As do the passengers, but Youssef isn’t concerned with them. “They just sit in the back and keep their mouths shut,” he says. “I don’t talk to them much and they don’t usually have anything to say to me.” Instead, Youssef will either depend on his cousin for company, or his radio for entertainment, which, for most of the day, had been appropriately blaring the strained screeching of a child singer.
“What do you want me to tell you?” the radio asks, in echoes. “Is it not enough to tell you I love you / To tell you that I cherish you / Who misses me but you, father?”
“That’s Mohamed Rizk,” Youssef responds, pointing to the radio. “He’s really good. He’s younger than me, too.”
The song is a sad one, a melancholic melody backed with sobbing strings. Like Youssef’s tuk tuk, it may be driven by a child, but there is nothing remotely childish about it, not even the stuffed teddy bear balanced between the handlebars.

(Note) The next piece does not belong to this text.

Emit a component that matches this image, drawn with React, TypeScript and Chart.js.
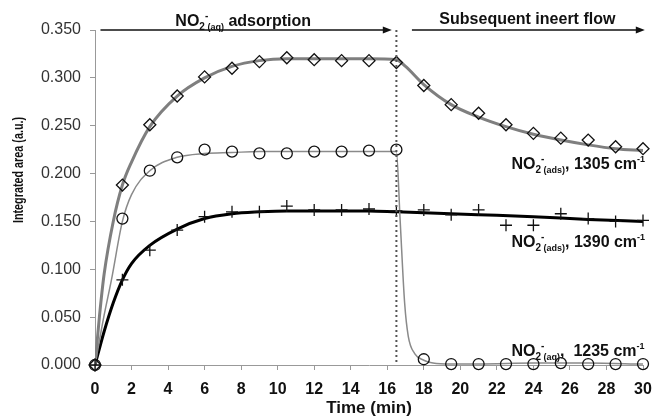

“That’s not mine,” Youssef dismisses the raggedy creature. “Bakha must have put it there. I think it’s silly.”
Unlike most children, Youssef isn’t eager to grow up, but that’s because he already has. Regardless of his actual age, the young driver knows his childhood is now a thing of the distant past. “I’m not that young,” he insists. “I have friends who are younger than me and who also drive tuk tuks for a living. Both Hanafy and Saber are 10, and Abou Talaat just turned nine.”
Things could be worse, Youssef knows. He and the other kids might fall in with an abusive employer, or a more physically demanding job. Or, they could have no work at all.
For the time being, there’s school, which Youssef attends “when there’s enough time to,” and there’s work, which is a priority. The twelve year-old talks of one day “giving up the tuk tuk” but, having been forced by circumstance to join the work force this early on, he remains realistic.
“The hardest thing about my job,” he says, “is shifting gears.”